Le plus souvent les accusés conviennent du fait, mais allèguent des circonstances justificatives ; alors le jirga examine à fond le point de droit, et prononce selon sa conscience. Dans presque toutes les tribus chaque délit est puni d’une amende fixe.

Le jugement oblige en outre le condamné à faire des excuses publiques. Dans les circonstances graves, un certain nombre de jeunes filles de la famille de l’accusé sont données en mariage à la personne offensée ou à ses parens.

Cette méthode dérive de l’usage d’acheter de son père la fille qu’on veut épouser. Chez les Afghans occidentaux le meurtre s’expie en livrant douze jeunes filles, six avec une dot, et six sans dot. La dot de chacune parmi le bas-peuple est de soixante roupies (cent quatre-vingts francs). Pour la mutilation d’une main, d’une oreille ou du nez, on donne six filles ; pour la rupture d’une dent, trois filles. Une blessure au front, et toute autre dont la guérison dure une année, coûte une fille. Pour les moindres offenses, il n’y a lieu qu’à de simples excuses.

Chez les Afghans orientaux, on donne moins de femmes et plus d’argent. La personne qui gagne son procès a droit d’exiger de l’argent au lieu de jeunes filles, d’après un tarif légalement fixé.

On fait pour la forme la remise du criminel à l’offensé, en laissant à celui-ci le choix de se venger comme il le désire ; mais il est sous-entendu qu’il devra se conformer aux intentions du jirga, et accepter la composition qui lui étoit offerte.

Cela fait, les deux parties sont tenues de prononcer la formule : La paix soit avec toi. Il faut aussi qu’elles se donnent respectivement l’hospitalité en signe de réconciliation.

Si l’accusé refuse de comparoître, il y est contraint par la force ; les mollahs le menacent de la malédiction céleste dans une espèce de monitoire ; ou enfin on livre ses propriétés au pillage, et on l’expulse de sa tribu.

La même rigueur est exercée envers celui qui refuse d’exécuter le jugement. Lorsque la compensation est fixée par la loi, ou lorsque le jirga l’a portée à une somme trop forte, on sollicite auprès de l’offensé la remise d’une partie des dommages et intérêts.

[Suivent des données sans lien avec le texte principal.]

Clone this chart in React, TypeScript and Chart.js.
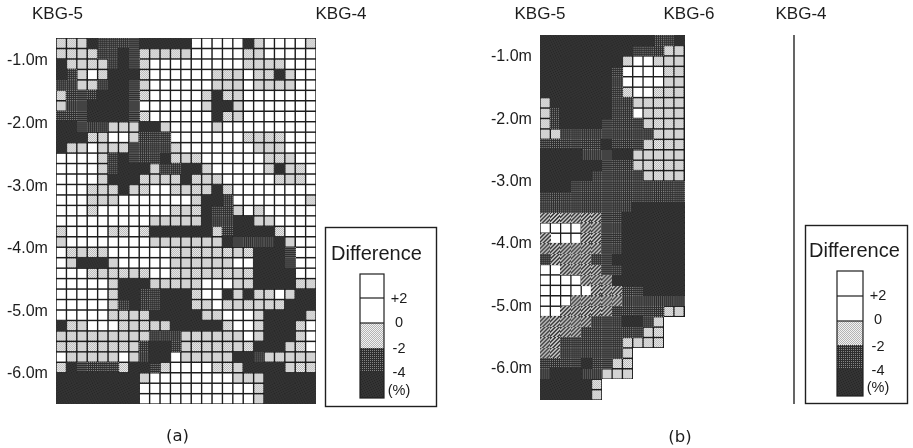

Tous les crimes ne sont point dénoncés aux jirgas ; on regarde toujours comme un acte de foiblesse de recourir à ces tribunaux, et l’on considère comme plus honorable d’employer la force ouverte pour se faire justice. Les hommes d’un rang distingué et ceux à qui une famille nombreuse donne une influence considérable, ne veulent entendre aucun arrangement, ni se prêter à aucune réconciliation, jusqu’à ce que la somme des injures soit égale de part et d’autre.

Lorsqu’il s’agit d’un événement sérieux, par exemple, d’un meurtre, le coupable prend d’abord la fuite. Cette démarche l’exposant à être exclu de la tribu, il se résigne à solliciter le pardon de la personne qui a droit de se plaindre. Dans ce cas, il se rend dans l’humble attitude d’un suppliant à la maison de quelque grand personnage, et le conjure d’intercéder pour lui.

Les mœurs des Afghans ne permettent guère qu’un suppliant soit refusé, et la personne à qui l’on s’adresse de cette manière est obligée d’interposer ses bons offices ; elle va trouver d’autres hommes respectables ou des mollahs, et se rend avec le coupable chez le plaignant. Tout ce cortège prend également le langage et la posture de la supplication. Si l’offensé persiste dans son ressentiment, il faut qu’il déguerpisse de la maison avant l’arrivée des solliciteurs, ou qu’il se cache, attendu qu’il ne pourroit les refuser.

Lorsqu’on trouve l’offensé, le criminel, couvert d’un linceul funèbre, lui met une épée nue dans la main, et dit que sa vie est en son pouvoir. Les intermédiaires se mettent à genoux, et demandent grâce pour le suppliant. Cette scène se termine par la remise de l’injure, ou par l’acceptation d’une indemnité.